→ **TASK**:
In the lines below, output everything from the first line through the line containing "import plotly.graph_objects as go" exactly as it is. Pictures are not part of the output.

-- START DATA SECTION --

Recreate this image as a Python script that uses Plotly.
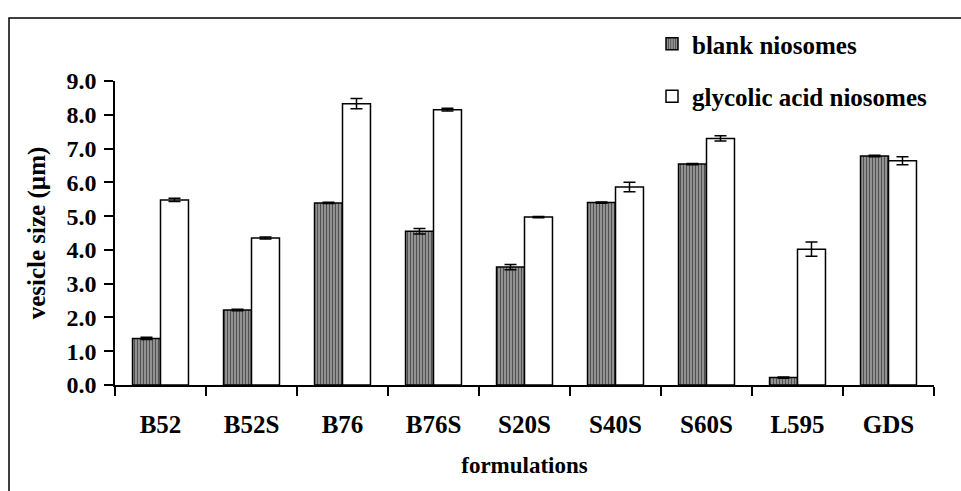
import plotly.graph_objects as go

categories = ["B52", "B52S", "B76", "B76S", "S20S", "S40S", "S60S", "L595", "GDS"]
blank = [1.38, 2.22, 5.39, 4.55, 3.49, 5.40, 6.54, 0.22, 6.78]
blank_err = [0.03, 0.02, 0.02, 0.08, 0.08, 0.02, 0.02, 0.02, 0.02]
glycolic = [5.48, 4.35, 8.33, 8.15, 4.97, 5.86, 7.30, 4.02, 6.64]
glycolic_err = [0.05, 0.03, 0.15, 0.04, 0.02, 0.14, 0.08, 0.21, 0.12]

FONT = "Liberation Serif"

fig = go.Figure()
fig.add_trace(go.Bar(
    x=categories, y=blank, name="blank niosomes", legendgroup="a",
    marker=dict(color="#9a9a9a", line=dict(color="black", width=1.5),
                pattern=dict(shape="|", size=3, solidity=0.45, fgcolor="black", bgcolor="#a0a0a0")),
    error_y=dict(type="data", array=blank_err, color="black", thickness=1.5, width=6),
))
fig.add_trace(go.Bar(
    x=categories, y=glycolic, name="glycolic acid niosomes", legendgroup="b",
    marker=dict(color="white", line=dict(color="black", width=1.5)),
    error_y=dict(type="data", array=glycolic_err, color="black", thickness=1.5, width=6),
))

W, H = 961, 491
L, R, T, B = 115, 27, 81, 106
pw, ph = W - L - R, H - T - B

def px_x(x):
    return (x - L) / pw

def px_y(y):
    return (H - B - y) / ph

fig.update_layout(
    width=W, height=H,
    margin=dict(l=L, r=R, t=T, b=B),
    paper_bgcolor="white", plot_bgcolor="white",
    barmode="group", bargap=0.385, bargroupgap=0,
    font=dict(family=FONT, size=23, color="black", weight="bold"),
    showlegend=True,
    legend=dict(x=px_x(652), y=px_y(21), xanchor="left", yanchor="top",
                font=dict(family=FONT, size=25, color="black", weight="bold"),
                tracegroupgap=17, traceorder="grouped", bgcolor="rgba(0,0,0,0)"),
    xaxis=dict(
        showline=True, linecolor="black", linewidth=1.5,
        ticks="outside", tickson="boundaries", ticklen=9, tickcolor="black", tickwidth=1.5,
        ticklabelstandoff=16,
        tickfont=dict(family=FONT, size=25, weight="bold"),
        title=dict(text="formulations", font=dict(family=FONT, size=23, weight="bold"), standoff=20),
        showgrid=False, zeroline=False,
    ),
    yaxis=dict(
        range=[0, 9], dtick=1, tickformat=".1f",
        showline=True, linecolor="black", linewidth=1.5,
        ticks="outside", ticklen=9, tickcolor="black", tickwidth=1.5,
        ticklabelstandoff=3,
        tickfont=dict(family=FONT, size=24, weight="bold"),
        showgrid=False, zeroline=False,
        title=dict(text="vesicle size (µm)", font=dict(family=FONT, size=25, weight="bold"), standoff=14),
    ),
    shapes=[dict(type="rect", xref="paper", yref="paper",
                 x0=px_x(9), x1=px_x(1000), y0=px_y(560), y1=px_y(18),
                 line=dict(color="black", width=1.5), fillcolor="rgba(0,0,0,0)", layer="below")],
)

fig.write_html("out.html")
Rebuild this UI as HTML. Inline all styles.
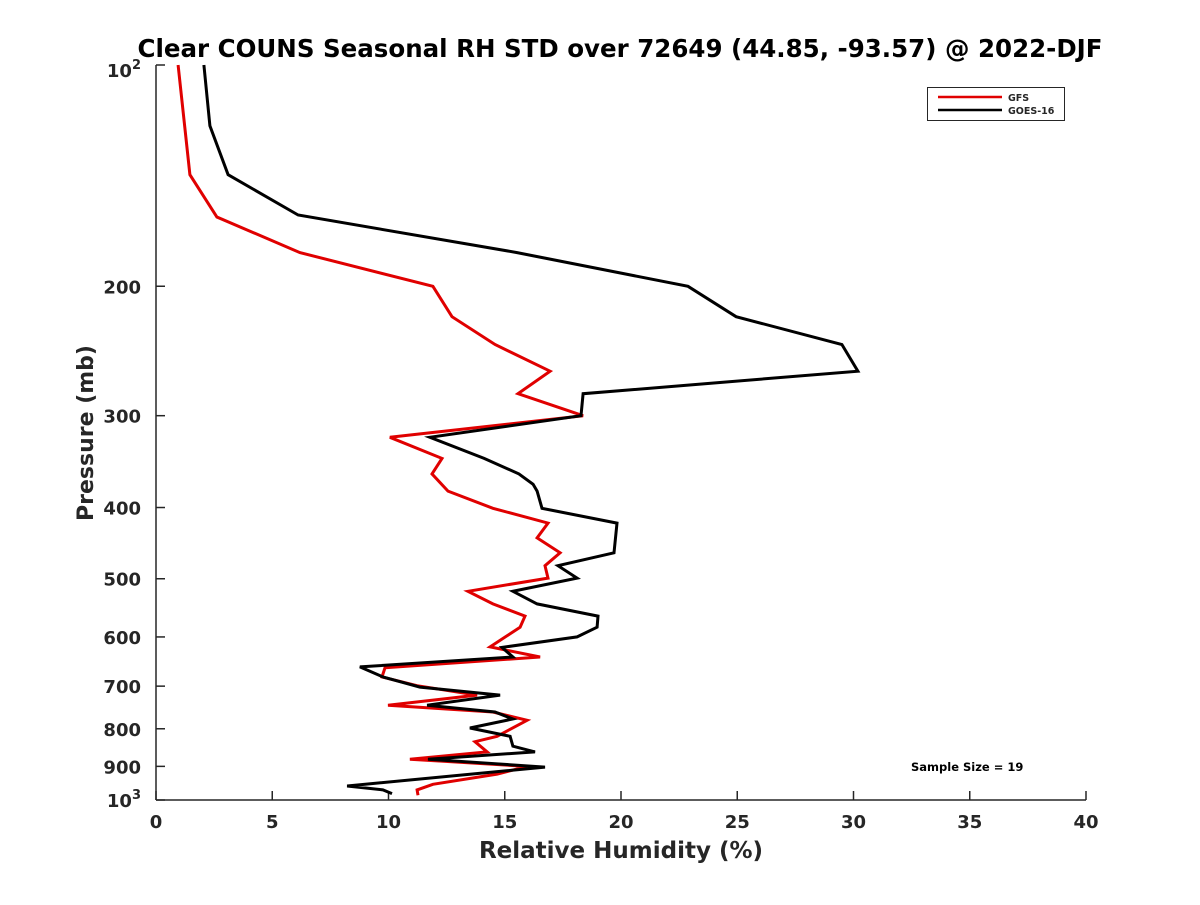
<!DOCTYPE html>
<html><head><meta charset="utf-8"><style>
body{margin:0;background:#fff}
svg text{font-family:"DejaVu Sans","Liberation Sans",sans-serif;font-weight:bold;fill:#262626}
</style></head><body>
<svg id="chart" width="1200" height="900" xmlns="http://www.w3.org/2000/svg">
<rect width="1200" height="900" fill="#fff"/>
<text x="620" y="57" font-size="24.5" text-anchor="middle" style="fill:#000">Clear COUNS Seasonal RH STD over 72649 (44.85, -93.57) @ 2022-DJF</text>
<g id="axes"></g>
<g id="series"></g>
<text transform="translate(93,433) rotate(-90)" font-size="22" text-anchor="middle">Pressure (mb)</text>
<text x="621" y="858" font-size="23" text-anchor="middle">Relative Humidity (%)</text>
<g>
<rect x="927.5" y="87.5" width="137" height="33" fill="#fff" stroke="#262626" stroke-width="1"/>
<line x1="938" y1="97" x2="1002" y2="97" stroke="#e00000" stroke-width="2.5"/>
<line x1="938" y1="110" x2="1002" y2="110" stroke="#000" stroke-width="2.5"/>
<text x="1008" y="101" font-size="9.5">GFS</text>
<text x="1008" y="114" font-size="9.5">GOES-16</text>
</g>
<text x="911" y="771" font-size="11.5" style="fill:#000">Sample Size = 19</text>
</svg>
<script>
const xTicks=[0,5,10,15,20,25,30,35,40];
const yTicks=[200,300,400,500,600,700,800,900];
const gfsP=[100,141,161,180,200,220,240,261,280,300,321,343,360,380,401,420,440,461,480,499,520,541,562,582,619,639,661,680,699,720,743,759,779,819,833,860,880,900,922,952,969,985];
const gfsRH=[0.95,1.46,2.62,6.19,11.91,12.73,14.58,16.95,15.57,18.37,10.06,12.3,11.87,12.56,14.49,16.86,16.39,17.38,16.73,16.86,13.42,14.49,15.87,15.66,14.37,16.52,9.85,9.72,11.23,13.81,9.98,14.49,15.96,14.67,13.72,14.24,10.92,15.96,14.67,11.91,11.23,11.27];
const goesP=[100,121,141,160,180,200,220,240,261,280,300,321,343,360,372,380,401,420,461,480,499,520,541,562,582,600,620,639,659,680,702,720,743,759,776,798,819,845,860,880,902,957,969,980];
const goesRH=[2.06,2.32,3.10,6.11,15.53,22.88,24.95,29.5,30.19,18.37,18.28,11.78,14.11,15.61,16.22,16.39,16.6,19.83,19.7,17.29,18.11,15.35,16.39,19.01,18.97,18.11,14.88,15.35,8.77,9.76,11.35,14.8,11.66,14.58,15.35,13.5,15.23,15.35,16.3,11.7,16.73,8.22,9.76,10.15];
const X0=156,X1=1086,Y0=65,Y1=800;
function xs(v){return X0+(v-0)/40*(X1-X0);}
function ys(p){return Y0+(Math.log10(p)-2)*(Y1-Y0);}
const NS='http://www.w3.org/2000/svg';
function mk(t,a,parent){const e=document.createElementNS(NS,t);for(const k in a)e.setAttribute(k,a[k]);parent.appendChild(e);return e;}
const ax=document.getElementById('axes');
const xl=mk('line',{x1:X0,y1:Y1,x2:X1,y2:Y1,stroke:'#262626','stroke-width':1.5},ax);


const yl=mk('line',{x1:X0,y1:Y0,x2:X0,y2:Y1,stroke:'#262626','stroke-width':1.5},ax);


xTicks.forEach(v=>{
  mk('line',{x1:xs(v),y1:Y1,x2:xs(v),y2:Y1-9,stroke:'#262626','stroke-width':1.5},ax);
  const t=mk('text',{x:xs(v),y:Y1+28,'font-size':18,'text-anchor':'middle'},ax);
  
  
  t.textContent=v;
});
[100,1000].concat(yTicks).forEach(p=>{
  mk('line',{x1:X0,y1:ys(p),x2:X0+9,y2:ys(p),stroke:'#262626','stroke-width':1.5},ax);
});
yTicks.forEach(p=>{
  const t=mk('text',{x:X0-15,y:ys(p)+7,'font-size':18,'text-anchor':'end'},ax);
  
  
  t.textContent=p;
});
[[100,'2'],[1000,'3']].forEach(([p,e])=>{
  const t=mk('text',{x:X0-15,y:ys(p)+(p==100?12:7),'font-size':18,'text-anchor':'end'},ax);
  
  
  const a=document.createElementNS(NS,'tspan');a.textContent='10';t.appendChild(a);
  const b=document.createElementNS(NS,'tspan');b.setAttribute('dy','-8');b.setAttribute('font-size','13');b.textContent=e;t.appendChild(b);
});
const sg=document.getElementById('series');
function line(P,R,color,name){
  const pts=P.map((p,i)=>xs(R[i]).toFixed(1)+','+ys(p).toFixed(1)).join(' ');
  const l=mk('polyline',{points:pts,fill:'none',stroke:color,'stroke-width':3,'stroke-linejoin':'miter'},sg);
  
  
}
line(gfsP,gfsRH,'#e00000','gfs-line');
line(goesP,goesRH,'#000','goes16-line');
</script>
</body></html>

-- END DATA SECTION --

→ **TASK RESULT**:
Recreate this image as a Python script that uses Plotly.
import plotly.graph_objects as go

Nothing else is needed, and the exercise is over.